Thursday, 28 May 2015

Tomorrowland; Ayn Rand for the under-fives

Tomorrowland has stumbled coming out the gate, which is a pretty good piece of meta-commentary by the audience. The whole movie is one big message about how expecting the worst will give you the worst, and just to hammer the point home, here’s a pretty good movie which everyone believes is a bad one because no-one bothered to go.

Well, not no-one. It cost north of $190 million to make and market Tomorrowland and it only made about $30 million in its opening weekend, so obviously this is a disaster and the film has flopped and we must all stay away from it lest the fail rub off on us. But that’s 1% of the population of the USA giving it a couple of hours over the weekend. How is that failure?

Of course, the movie itself would probably argue that it’s the smartest 1%, because the other big message in the movie is that mere managers and politicians should just get out of the way and let genius roll its sleeves up. Yes, I had a great time, but it is kind of cuddly Ayn Rand for the under-fives and I wouldn’t be hugely upset if that kind of message went unheard. The elites are doing just fine and the last thing anyone needs is more propaganda for their viewpoint.

And yet. It’s a good movie. The message is either diabetically sweet or stealth libertarianism, but it’s carried off with real skill and good performances. It’s that rare thing, a movie full of CGI which gets a job done without making a fuss about it. The world of tomorrow has to look amazing and CGI is the only way to go, but it doesn’t dominate the screen the way other effects-heavy trash tends to. Brad Bird knows how to keep a balance between the wonder and the people who are experiencing the wonder; more than that, he knows that the wonder doesn’t mean anything unless we care about the people in the middle of it.

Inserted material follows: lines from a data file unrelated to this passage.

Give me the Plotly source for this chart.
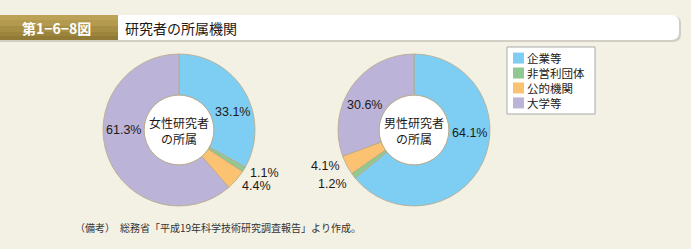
import math
import plotly.graph_objects as go

W, H = 691, 249

categories = ["企業等", "非営利団体", "公的機関", "大学等"]
female_values = [33.1, 1.1, 4.4, 61.3]
male_values = [64.1, 1.2, 4.1, 30.6]
colors = ["#7ecef4", "#8fc891", "#fbc271", "#bbb3d8"]
label_inside = [True, False, False, True]
center_labels = ["女性研究者<br>の所属", "男性研究者<br>の所属"]
fig_number = "第1−6−8図"
fig_title = "研究者の所属機関"
footnote = "（備考）　総務省「平成19年科学技術研究調査報告」より作成。"

BG = "#f3f0e4"
FONT = "Noto Sans CJK JP"
NUMFONT = "Liberation Sans"
TXT = "#231815"

def px(x):
    return x / W

def py(y):
    return 1 - y / H

# pie geometry (pixel space)
centers = [(179, 130), (414, 130)]
R = 76
HOLE = 0.46
# label placement style: angular nudges (deg) for inside labels, vertical spread for outside ones
angle_nudges = [[12, 0, 0, 20], [-22, 0, 0, -8]]
out_dy = [[0, 1, 3, 0], [0, 5, -1, 0]]
R_IN = 56
R_OUT = 81

fig = go.Figure()
annotations = []
for i, (vals, (cx, cy)) in enumerate(zip([female_values, male_values], centers)):
    fig.add_trace(go.Pie(
        labels=categories,
        values=vals,
        sort=False,
        direction="clockwise",
        rotation=0,
        hole=HOLE,
        marker=dict(colors=colors, line=dict(color="#b9a986", width=0.8)),
        textinfo="none",
        domain=dict(x=[px(cx - 150), px(cx + 150)], y=[py(cy + R), py(cy - R)]),
        showlegend=False,
        hoverinfo="label+percent",
    ))
    total = sum(vals)
    cum = 0.0
    for j, v in enumerate(vals):
        mid = (cum + v / 2) / total * 360.0
        cum += v
        if label_inside[j]:
            a = math.radians(mid + angle_nudges[i][j])
            x = cx + R_IN * math.sin(a)
            y = cy - R_IN * math.cos(a)
            xa = "center"
        else:
            a = math.radians(mid)
            x = cx + R_OUT * math.sin(a)
            y = cy - R_OUT * math.cos(a) + out_dy[i][j]
            xa = "left" if math.sin(a) >= 0 else "right"
        annotations.append(dict(x=px(x), y=py(y), xref="paper", yref="paper",
                                text=f"{v:.1f}%", showarrow=False, xanchor=xa, yanchor="middle",
                                font=dict(family=NUMFONT, size=12.5, color=TXT)))

shapes = []
# white holes
for cx, cy in centers:
    r = R * HOLE
    shapes.append(dict(type="circle", xref="paper", yref="paper", layer="below",
                       x0=px(cx - r), x1=px(cx + r), y0=py(cy + r), y1=py(cy - r),
                       fillcolor="white", line=dict(color="#b9a986", width=0.8)))

# title bar: shadow, white rounded box, gold box
def rounded_path(x0, y0, x1, y1, rr):
    return (f"M {px(x0)} {py(y0)} L {px(x1 - rr)} {py(y0)} "
            f"Q {px(x1)} {py(y0)} {px(x1)} {py(y0 + rr)} "
            f"L {px(x1)} {py(y1 - rr)} Q {px(x1)} {py(y1)} {px(x1 - rr)} {py(y1)} "
            f"L {px(x0)} {py(y1)} Z")

shapes.append(dict(type="path", xref="paper", yref="paper", layer="below",
                   path=rounded_path(0, 16, 681, 42, 8), fillcolor="#d2cec4", line=dict(width=0)))
shapes.append(dict(type="path", xref="paper", yref="paper", layer="below",
                   path=rounded_path(0, 15, 679, 40, 8), fillcolor="white", line=dict(width=0)))
gold_bands = [(15, 20, "#bba257"), (20, 26, "#b39a4f"), (26, 32, "#a78e45"), (32, 36, "#9c843d"), (36, 40, "#917a35")]
for y0, y1, c in gold_bands:
    shapes.append(dict(type="rect", xref="paper", yref="paper", layer="below",
                       x0=0, x1=px(118), y0=py(y1), y1=py(y0), fillcolor=c, line=dict(width=0)))

# legend (manual)
LX0, LY0, LX1, LY1 = 507, 47, 595, 114
LEG_FS = 11.5
ROWH = LEG_FS * 1.3
shapes.append(dict(type="rect", xref="paper", yref="paper", layer="below",
                   x0=px(LX0), x1=px(LX1), y0=py(LY1), y1=py(LY0),
                   fillcolor="white", line=dict(color="#a9a9a9", width=1)))
leg_mid = (LY0 + LY1) / 2
for k, col in enumerate(colors):
    yc = leg_mid + (k - (len(colors) - 1) / 2) * ROWH
    shapes.append(dict(type="rect", xref="paper", yref="paper", layer="below",
                       x0=px(513), x1=px(524), y0=py(yc + 5.5), y1=py(yc - 5.5),
                       fillcolor=col, line=dict(width=0)))
annotations.append(dict(x=px(525), y=py(leg_mid), xref="paper", yref="paper",
                        text="<br>".join(categories), align="left",
                        showarrow=False, xanchor="left", yanchor="middle",
                        font=dict(family=FONT, size=LEG_FS, color=TXT)))

for (cx, cy), lab in zip(centers, center_labels):
    annotations.append(dict(x=px(cx), y=py(cy), xref="paper", yref="paper", text=lab,
                            showarrow=False, xanchor="center", yanchor="middle",
                            font=dict(family=FONT, size=12, color=TXT)))
annotations.append(dict(x=px(20), y=py(27.5), xref="paper", yref="paper", text=f"<b>{fig_number}</b>",
                        showarrow=False, xanchor="left", yanchor="middle",
                        font=dict(family=FONT, size=14, color="white")))
annotations.append(dict(x=px(123), y=py(27.5), xref="paper", yref="paper", text=fig_title,
                        showarrow=False, xanchor="left", yanchor="middle",
                        font=dict(family=FONT, size=14, color=TXT)))
annotations.append(dict(x=px(73), y=py(227), xref="paper", yref="paper", text=footnote,
                        showarrow=False, xanchor="left", yanchor="middle",
                        font=dict(family=FONT, size=10, color="#333333")))

fig.update_layout(
    width=W, height=H,
    margin=dict(l=0, r=0, t=0, b=0, pad=0, autoexpand=False),
    paper_bgcolor=BG, plot_bgcolor=BG,
    shapes=shapes,
    annotations=annotations,
    showlegend=False,
    font=dict(family=FONT),
)

fig.write_html("out.html")
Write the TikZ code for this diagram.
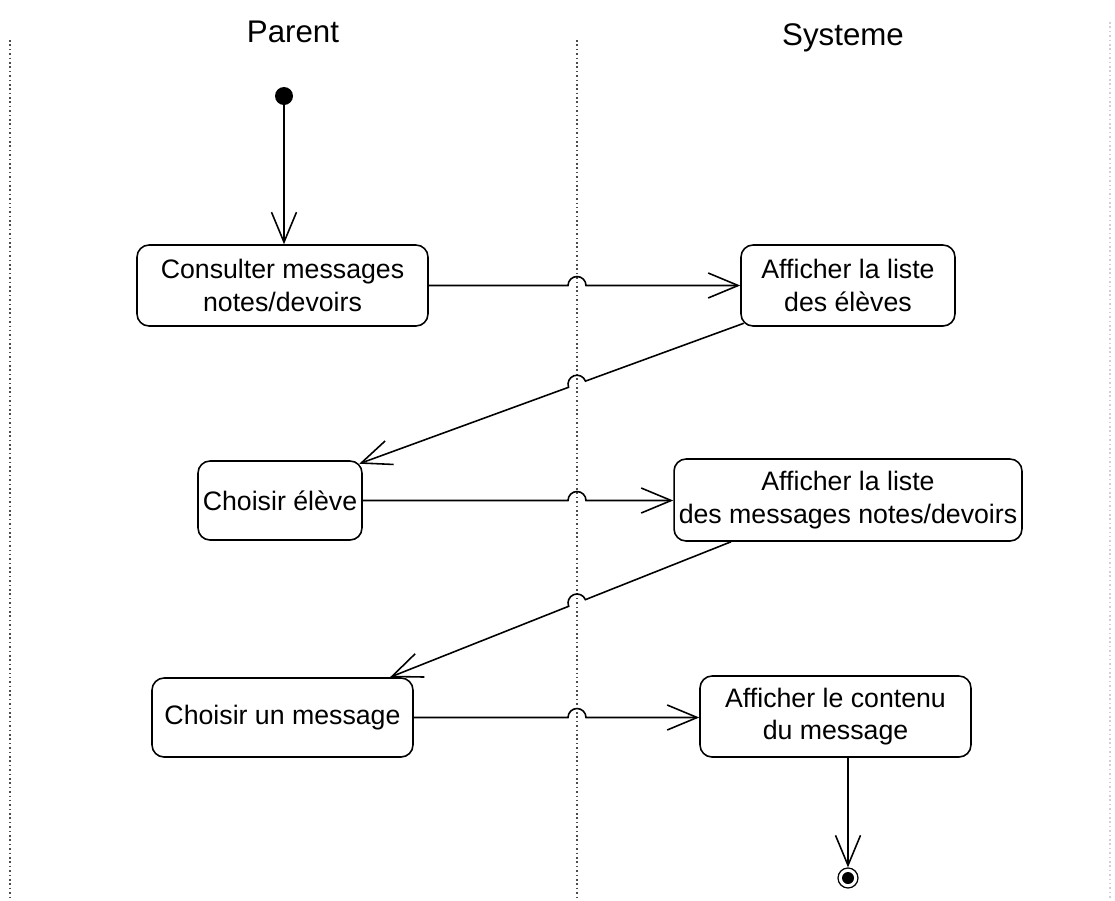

Which is where the writing and the acting comes in. George Clooney is on the publicity material, but the hard work’s being done by the two young women. I’d never heard of Britt Robertson or Raffey Cassidy, but they’re both great. Raffey Cassidy may well be the next Chloe Moretz. Britt Robertson isn’t in that kind of league, but she does a great job of making Casey Newton a believable smart young woman; there’s a moment half way through when she snaps at Clooney’s “Wait….” with “What? So more robots can come and kill us?”; she’s built the character so thoroughly that it rings utterly true. This is a smart girl who’s had a hard day and is all out of patience, and it’s all there in one line. Rafael Cassidy’s Athena ought to be a messy cliche, but instead she’s a delight playing an old-beyond-her-years robot girl who veers between perfect aplomb and even more perfect ass-kicking. She’s like Hit-Girl’s swear-free English cousin. Astonishingly, she’s not even in the trailers; I almost feel like I’m engaging in spoilers to mention that she exists. But yes, she exists and she’s the best thing in the movie. Which takes a bit of doing when the grown ups are led by George Clooney and Hugh Laurie both with the charm turned up to eleven.

All in all, it’s well worth your time. You may not agree with the message - I was rooting for Hugh Laurie’s villain, whose last big speech made a lot more sense to me - but you’d need to be dead not to get a kick out of the delivery system.